__SHORT PROBLEM__
Tally the lines below that contain "this". The number is the whole answer.

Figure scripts
-=-=-=-=-
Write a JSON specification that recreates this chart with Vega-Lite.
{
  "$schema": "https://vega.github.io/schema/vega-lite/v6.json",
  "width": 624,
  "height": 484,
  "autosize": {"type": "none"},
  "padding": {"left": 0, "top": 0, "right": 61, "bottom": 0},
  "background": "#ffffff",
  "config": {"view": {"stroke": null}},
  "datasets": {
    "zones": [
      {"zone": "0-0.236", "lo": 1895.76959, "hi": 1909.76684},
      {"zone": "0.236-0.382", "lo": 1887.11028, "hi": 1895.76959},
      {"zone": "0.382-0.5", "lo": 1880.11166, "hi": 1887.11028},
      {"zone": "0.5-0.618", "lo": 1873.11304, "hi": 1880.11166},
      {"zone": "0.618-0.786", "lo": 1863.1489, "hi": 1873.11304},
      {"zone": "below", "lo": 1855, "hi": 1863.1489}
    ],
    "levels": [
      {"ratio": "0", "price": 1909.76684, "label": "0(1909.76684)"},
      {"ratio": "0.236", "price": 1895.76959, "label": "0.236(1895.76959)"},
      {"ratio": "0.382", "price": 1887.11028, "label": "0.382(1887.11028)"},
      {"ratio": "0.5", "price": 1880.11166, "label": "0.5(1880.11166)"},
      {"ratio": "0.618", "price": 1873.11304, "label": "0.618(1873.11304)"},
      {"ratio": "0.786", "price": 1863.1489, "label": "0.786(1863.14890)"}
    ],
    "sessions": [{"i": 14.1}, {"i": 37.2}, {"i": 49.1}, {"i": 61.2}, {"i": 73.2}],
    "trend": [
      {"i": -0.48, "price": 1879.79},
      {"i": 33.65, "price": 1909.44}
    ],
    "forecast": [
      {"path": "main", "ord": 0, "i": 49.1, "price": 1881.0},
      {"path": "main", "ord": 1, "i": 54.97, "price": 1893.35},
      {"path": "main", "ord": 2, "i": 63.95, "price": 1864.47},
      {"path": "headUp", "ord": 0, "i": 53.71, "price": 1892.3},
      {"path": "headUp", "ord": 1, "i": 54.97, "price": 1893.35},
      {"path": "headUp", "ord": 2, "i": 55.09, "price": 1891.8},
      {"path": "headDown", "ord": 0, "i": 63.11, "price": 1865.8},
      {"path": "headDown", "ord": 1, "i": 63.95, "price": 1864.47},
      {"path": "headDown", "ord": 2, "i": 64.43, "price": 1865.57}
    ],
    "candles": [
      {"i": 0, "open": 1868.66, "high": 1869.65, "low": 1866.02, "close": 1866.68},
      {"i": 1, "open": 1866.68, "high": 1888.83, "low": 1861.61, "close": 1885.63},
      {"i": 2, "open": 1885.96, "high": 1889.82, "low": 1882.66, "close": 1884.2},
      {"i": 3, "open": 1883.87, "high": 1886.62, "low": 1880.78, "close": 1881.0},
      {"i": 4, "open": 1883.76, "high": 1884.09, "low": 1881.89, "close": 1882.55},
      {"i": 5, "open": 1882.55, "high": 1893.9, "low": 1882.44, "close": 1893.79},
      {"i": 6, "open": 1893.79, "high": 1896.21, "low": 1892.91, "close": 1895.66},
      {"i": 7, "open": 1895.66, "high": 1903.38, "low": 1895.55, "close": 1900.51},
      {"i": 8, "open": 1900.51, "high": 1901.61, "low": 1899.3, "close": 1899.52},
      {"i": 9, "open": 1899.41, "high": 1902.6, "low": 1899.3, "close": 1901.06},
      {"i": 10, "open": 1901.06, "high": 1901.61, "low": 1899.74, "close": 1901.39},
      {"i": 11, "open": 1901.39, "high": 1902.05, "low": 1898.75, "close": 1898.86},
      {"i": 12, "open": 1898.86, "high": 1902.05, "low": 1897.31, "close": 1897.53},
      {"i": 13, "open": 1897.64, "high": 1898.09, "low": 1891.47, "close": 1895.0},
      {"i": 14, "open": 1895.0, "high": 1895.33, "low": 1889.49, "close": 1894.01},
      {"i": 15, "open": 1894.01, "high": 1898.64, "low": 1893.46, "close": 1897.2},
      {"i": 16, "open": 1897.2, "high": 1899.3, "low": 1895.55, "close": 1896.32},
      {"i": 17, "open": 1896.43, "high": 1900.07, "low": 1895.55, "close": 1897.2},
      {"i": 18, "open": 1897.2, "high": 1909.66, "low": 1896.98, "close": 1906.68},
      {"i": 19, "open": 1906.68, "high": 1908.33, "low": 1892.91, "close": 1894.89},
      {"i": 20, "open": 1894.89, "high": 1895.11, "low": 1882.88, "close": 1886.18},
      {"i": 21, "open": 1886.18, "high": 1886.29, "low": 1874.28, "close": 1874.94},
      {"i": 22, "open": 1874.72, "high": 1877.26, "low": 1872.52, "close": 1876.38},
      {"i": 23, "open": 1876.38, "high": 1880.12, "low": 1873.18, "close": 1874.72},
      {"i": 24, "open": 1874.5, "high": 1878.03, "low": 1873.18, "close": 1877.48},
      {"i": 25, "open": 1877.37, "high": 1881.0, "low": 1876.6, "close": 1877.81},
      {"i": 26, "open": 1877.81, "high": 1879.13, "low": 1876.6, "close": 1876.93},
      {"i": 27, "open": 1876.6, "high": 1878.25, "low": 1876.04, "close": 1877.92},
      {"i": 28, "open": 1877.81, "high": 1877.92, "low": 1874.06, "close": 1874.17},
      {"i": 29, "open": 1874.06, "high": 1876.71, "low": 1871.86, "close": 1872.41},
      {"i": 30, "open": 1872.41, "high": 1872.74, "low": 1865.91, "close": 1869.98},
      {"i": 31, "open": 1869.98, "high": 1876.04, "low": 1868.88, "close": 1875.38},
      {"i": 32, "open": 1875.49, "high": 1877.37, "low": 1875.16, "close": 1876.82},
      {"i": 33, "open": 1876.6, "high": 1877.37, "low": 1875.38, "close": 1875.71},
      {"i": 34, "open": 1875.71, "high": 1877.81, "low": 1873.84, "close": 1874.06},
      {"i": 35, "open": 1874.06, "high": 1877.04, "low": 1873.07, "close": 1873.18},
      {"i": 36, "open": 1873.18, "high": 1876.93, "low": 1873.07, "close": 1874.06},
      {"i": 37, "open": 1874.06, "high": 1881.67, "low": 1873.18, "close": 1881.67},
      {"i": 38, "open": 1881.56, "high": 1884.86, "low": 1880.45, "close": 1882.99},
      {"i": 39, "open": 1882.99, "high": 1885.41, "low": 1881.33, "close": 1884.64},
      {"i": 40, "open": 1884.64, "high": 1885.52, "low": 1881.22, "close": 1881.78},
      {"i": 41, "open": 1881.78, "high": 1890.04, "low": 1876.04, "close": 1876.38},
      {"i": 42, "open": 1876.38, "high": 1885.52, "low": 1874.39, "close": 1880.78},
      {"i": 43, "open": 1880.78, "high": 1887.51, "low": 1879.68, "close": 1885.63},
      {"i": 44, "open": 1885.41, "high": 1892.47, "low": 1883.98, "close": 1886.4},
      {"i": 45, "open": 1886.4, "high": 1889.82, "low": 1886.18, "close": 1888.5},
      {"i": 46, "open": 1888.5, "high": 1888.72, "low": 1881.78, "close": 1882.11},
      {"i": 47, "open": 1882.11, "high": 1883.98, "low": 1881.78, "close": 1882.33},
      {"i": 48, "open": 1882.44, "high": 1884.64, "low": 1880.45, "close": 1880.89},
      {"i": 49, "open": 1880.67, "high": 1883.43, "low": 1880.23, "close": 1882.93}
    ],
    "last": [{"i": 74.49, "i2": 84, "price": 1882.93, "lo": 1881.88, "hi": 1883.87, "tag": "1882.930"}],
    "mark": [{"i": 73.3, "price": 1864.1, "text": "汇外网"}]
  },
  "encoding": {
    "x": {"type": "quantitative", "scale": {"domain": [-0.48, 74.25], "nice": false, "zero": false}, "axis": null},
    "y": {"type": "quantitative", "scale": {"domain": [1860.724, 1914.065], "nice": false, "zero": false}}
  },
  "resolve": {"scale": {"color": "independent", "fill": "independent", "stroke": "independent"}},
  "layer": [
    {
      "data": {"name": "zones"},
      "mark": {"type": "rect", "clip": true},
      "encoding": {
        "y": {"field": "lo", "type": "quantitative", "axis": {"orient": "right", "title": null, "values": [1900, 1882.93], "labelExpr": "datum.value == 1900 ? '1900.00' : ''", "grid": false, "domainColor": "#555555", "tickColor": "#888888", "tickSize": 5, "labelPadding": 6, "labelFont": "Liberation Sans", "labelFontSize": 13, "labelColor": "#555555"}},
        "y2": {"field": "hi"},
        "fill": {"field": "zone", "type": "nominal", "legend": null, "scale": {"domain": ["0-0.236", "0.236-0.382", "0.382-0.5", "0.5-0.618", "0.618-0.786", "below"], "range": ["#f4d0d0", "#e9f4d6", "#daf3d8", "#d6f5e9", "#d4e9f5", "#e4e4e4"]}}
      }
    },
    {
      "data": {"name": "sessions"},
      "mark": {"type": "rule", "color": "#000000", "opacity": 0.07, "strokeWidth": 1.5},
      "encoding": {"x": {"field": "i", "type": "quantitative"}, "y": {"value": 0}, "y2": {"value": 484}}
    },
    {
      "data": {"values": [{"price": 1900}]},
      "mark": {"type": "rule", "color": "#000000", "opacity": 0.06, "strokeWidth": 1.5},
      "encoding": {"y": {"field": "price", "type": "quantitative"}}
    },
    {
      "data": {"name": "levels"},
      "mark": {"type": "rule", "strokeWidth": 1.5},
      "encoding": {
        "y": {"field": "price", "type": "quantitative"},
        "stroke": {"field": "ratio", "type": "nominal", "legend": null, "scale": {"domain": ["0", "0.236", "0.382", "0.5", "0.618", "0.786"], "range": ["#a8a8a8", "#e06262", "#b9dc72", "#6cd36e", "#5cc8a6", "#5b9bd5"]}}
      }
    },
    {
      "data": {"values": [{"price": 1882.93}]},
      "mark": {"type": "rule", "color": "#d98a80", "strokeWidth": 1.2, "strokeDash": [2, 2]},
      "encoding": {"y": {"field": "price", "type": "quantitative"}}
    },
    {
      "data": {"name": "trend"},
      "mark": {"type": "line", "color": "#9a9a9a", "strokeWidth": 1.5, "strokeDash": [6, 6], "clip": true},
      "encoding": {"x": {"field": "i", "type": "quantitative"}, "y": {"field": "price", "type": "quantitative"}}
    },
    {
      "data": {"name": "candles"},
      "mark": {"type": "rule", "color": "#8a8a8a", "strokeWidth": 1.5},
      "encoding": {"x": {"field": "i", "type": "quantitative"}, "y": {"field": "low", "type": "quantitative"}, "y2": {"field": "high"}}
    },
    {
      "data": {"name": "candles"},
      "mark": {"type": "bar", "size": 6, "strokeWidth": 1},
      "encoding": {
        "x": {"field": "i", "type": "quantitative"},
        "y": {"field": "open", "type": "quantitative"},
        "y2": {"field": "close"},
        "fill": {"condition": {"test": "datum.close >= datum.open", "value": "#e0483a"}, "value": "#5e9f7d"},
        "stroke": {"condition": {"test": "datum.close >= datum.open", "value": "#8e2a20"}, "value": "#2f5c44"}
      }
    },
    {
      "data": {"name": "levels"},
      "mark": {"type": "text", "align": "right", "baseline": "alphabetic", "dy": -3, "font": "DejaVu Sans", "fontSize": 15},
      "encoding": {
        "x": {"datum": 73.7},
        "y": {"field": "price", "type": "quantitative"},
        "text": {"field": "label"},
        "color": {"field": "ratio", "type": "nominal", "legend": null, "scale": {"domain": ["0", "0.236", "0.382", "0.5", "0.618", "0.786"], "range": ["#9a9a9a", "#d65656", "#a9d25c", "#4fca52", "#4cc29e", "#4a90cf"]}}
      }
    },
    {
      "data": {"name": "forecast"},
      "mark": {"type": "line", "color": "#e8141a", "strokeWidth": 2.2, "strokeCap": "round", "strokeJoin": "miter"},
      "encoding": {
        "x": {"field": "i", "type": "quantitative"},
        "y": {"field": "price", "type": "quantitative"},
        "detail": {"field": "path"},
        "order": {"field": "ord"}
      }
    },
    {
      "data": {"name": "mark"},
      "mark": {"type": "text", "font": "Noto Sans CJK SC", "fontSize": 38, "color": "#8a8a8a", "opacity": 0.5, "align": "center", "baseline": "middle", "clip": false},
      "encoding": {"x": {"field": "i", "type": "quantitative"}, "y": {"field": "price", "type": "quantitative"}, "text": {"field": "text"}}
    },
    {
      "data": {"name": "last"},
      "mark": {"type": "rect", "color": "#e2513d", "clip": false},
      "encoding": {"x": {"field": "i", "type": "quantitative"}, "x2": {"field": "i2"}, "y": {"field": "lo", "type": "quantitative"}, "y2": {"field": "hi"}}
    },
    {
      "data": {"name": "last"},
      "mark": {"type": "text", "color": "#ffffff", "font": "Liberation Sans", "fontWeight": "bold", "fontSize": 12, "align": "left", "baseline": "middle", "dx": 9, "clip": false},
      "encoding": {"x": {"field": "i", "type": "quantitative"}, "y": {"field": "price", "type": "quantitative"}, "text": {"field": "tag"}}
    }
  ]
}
-=-=-=-=-
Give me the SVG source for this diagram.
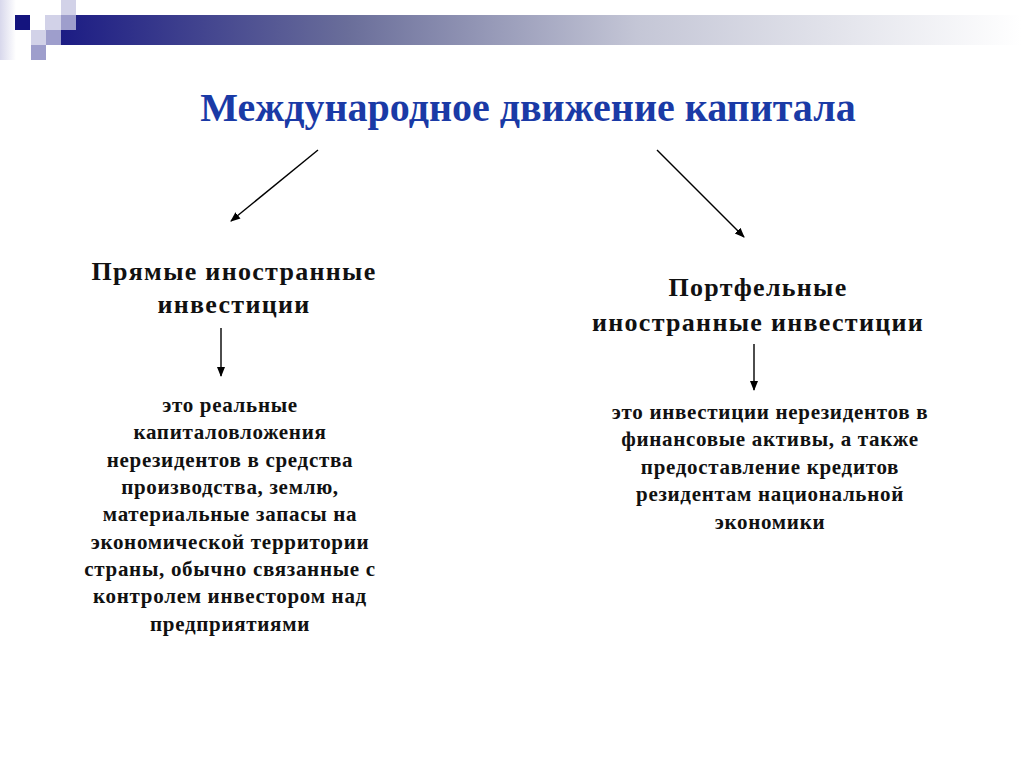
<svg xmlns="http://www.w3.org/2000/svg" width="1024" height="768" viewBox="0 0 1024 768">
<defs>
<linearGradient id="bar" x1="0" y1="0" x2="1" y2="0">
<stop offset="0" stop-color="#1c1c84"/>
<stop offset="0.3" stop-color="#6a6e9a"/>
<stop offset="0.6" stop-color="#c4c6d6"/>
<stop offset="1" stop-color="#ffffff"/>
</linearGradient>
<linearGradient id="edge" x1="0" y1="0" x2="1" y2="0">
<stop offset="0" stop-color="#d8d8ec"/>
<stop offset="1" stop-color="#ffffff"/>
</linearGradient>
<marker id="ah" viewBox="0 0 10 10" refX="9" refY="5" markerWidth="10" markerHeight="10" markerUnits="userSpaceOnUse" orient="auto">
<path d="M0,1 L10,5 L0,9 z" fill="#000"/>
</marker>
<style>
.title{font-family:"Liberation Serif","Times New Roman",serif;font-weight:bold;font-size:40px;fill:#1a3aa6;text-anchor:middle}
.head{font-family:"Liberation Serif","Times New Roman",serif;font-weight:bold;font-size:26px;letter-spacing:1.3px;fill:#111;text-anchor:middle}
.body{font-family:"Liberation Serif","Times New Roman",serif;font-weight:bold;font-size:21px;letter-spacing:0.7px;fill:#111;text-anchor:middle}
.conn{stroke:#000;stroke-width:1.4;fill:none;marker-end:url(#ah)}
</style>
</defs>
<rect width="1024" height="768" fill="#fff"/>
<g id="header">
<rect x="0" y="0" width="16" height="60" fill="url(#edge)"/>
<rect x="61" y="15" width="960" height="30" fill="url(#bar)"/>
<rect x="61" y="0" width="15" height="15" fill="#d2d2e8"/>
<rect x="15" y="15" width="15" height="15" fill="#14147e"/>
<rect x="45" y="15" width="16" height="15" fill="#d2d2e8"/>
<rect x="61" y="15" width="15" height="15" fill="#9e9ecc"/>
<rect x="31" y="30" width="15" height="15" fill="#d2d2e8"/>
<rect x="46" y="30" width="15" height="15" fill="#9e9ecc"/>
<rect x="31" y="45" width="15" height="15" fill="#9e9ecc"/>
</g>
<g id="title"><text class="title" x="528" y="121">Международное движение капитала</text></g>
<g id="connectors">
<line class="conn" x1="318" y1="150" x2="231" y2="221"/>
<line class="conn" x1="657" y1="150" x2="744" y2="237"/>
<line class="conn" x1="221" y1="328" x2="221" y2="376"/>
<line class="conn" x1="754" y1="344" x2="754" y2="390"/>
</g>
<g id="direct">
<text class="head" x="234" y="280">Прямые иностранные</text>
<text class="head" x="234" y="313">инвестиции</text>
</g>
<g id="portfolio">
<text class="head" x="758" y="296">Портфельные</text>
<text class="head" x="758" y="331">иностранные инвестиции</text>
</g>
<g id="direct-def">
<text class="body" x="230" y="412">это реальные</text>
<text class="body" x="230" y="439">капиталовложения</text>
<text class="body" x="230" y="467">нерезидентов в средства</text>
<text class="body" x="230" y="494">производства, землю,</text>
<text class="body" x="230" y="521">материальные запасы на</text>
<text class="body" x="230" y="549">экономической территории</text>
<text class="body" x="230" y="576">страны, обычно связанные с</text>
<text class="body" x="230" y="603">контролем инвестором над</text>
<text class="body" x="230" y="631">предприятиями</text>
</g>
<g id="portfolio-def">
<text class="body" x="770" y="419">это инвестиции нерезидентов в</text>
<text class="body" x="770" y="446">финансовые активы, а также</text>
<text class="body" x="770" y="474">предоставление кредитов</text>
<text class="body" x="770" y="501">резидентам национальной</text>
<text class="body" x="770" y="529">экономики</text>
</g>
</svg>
-=-=-=-=-
__FINAL ANSWER__
2